Gold is having a serious moment. For the first time in decades, it’s leapfrogged the euro to become the second most-held reserve asset by central banks—trailing only the US dollar. According to a new ECB report, central banks snapped up over 1,000 tonnes of gold in 2024 for the third year in a row—roughly 20% of global supply. That helped drive gold to a record $3,500 per troy ounce, pushing its share of total reserves to 20%, compared to the euro’s 16%. The move is being fueled by a potent mix of price momentum and a bigger story: a world looking for safe, sanction-proof assets.

Big buyers like China, India, Turkey, and Poland aren’t just chasing returns. They’re hedging against political risk. Since the West froze Russia’s financial assets in 2022, a growing number of emerging markets have been loading up on gold to sidestep the potential fallout of future sanctions. The ECB noted that in five of the ten biggest reserve jumps since 1999, the countries involved had faced sanctions either that year or the year before. That’s not a coincidence. And it’s not just about fear—it’s strategy. These governments are opting for physical gold over fiat as trust in the dollar-centric system thins.

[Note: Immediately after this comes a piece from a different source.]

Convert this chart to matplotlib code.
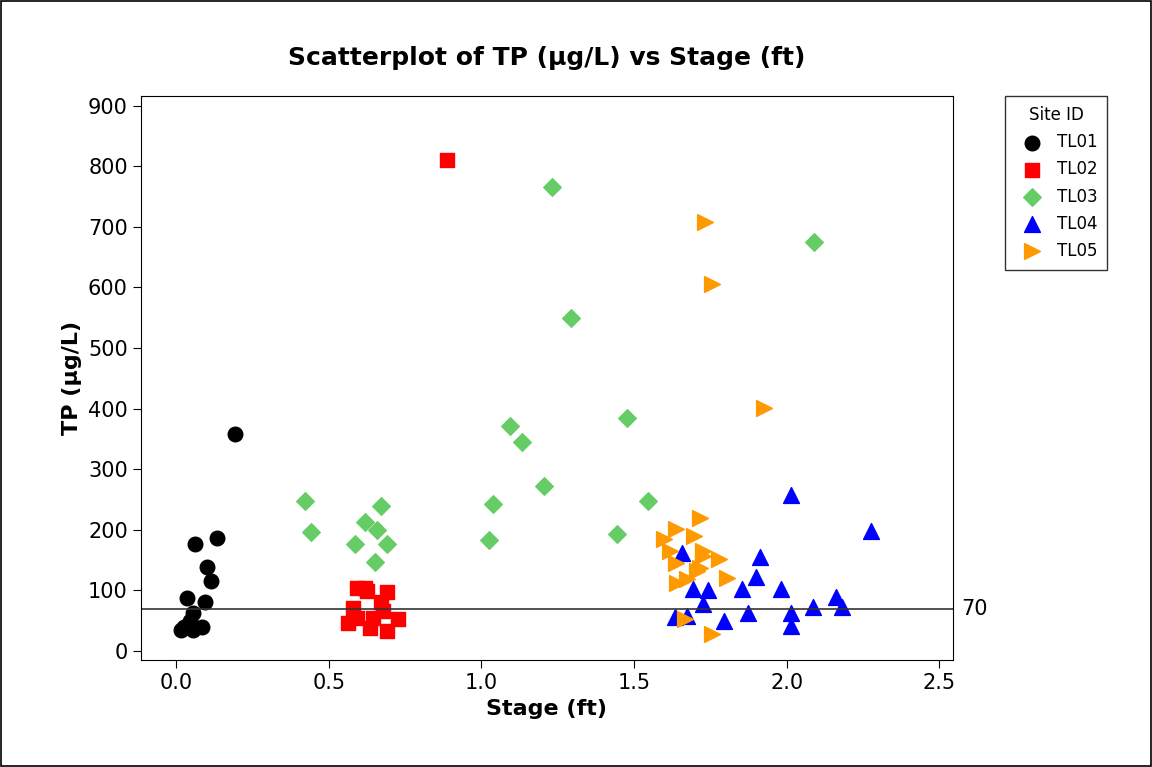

The scale is historic. Global central bank reserves now sit at 36,000 tonnes—almost back to the 1965 Bretton Woods highs. This isn’t the usual inflation hedge story, either. Since 2022, gold’s correlation with real yields has broken down, suggesting a shift in investor psychology. It’s not just about returns anymore—it’s about control. Gold doesn’t pay interest and is costly to store, but it also can’t be frozen, censored, or sanctioned. And if this central bank demand keeps building, the supply side could start catching up, too. History suggests miners will follow the money.